When I started this column about DIY nesting, before Emmett and Simon were born, it was all about reading, researching and crafting to create a home that reflected our unconventional outlooks and creative pursuits. Which still inform our parenting decisions— but the early months are really about survival. Figuring out the daily stuff: how to get the babies to sleep, why are they spitting up so much, why are they crying, when to start solids etc. Now, my husband Jason and I finally have what I like to call our parenting sea legs and can think beyond a few hours till the next nap.

It is a fascinating time to be a parent. In Canada, according to Census Canada, we are having a baby boom. The population of children aged 4 and under increased 11 per cent between 2006 and 2011—which hasn’t happened since the  original baby boom from 1956– 1961. And due to the controversial TIME magazine cover of a hot mom breastfeeding her toddler who was standing on a stool  the debate of attachment parenting—which involves co-sleeping, wearing one’s baby and extended breast feeding—is very much part of the zeitgeist.

We are also overloaded with conflicting information about what is good and what is harmful for our children.

How do I decipher the ‘right’ way to parent? From the very second the boys were born an overwhelming feeling overtook me, that from speaking to other moms I know they experienced too. Guilt. How do I make sure they are developing at the right pace? There can’t be any chemicals in their soap, detergent, food, clothes, toys etc. When you’re childless, it’s easy enough to make all sorts of claims about what you will and will not do — no plastic toys, making all the baby food, using cloth diapers only and sleeping in one big family bed.

The reality of parenthood is very different – and keeping everyone happy means the ethics have to slide a little sometimes. Overnight, literally, I went from a childless woman to a mother of two. As much as I had attempted to prepare myself for it, I had signed up for an all-encompassing, wonderful, terrifying lifetime commitment blindly.

In moments away from Emmett and Simon, it is surreal to walk down the street by myself as a separate entity. My spit-up covered clothes, disheveled hair and bleary face are like a giant sign over my head that says MOM.

I am forever changed.

I have no criticism of attachment parenting per se— but I am suspicious of following any one parenting philosophy. Now that Emmett and Simon are real and not just a theory, they are letting us now what they need and we are trying our best to listen. No they don’t want to co-sleep cause they wake each other up multiple times per night. They like to be carried in carriers so they can kick their feet and see the world from our vantage point. They become their own people so fast. Already I see their willfulness. They giggle, squeal, complain, slobber on our cheeks, chew on everything, look into our eyes, become fascinated by objects, touch things and snuggle their heads into our necks. I am amazed by all the ways they connect with us. We parent them based on who they are and what they need and want.

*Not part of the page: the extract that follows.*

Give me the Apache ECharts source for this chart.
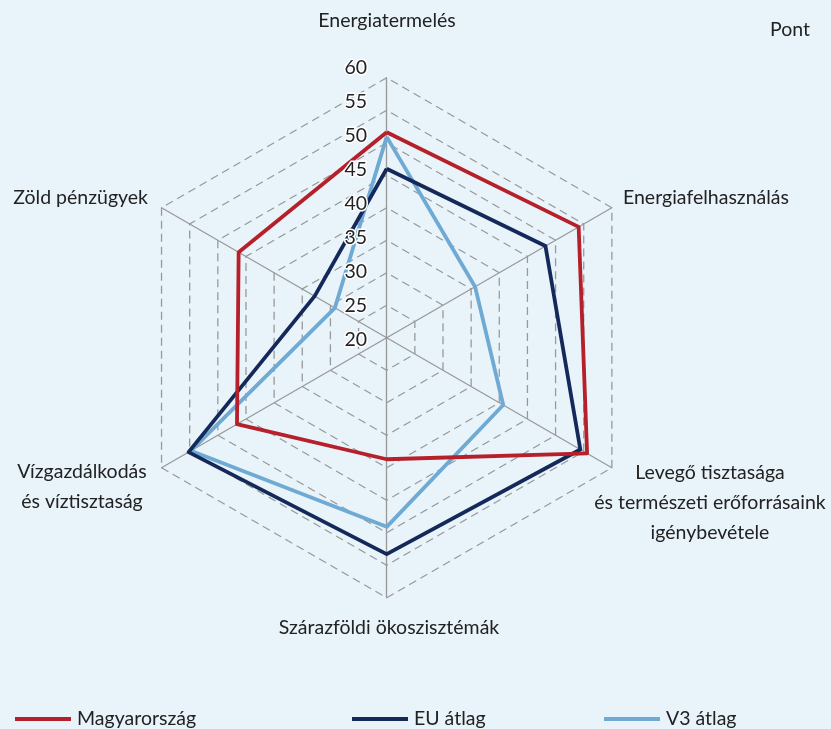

I don’t think one parenting philosophy can truly encompass the nuanced uniqueness of every kid.  They just provide a compass.

Not only am I tasked with clothing and feeding these children, I also need to teach them how to navigate life, how to be kind and how to pursue their dreams. Jason and I will be their window to the world and that is quite an awesome responsibility.

As I watch many of my urban creative friends start families I am awestruck by how they continue to prioritize their artistic careers. Be it writing, music, film or visual arts – they haven’t traded it all in yet for the burbs and an office job. Although according to Doug Holyday, the Deputy Mayor of Toronto, it is not safe to raise children in the city. I wonder if we can continue to pursue our interests while giving our kids a stable life. Is it okay to be a parent and grown up and not have it all quite figured out yet?

I do know that kids are mind-bogglingly perceptive and astute. The only way we can truly teach them to always be true to them selves and follow their dreams is to lead by example.

So with all that in mind, I look forward to many family art projects and adventures.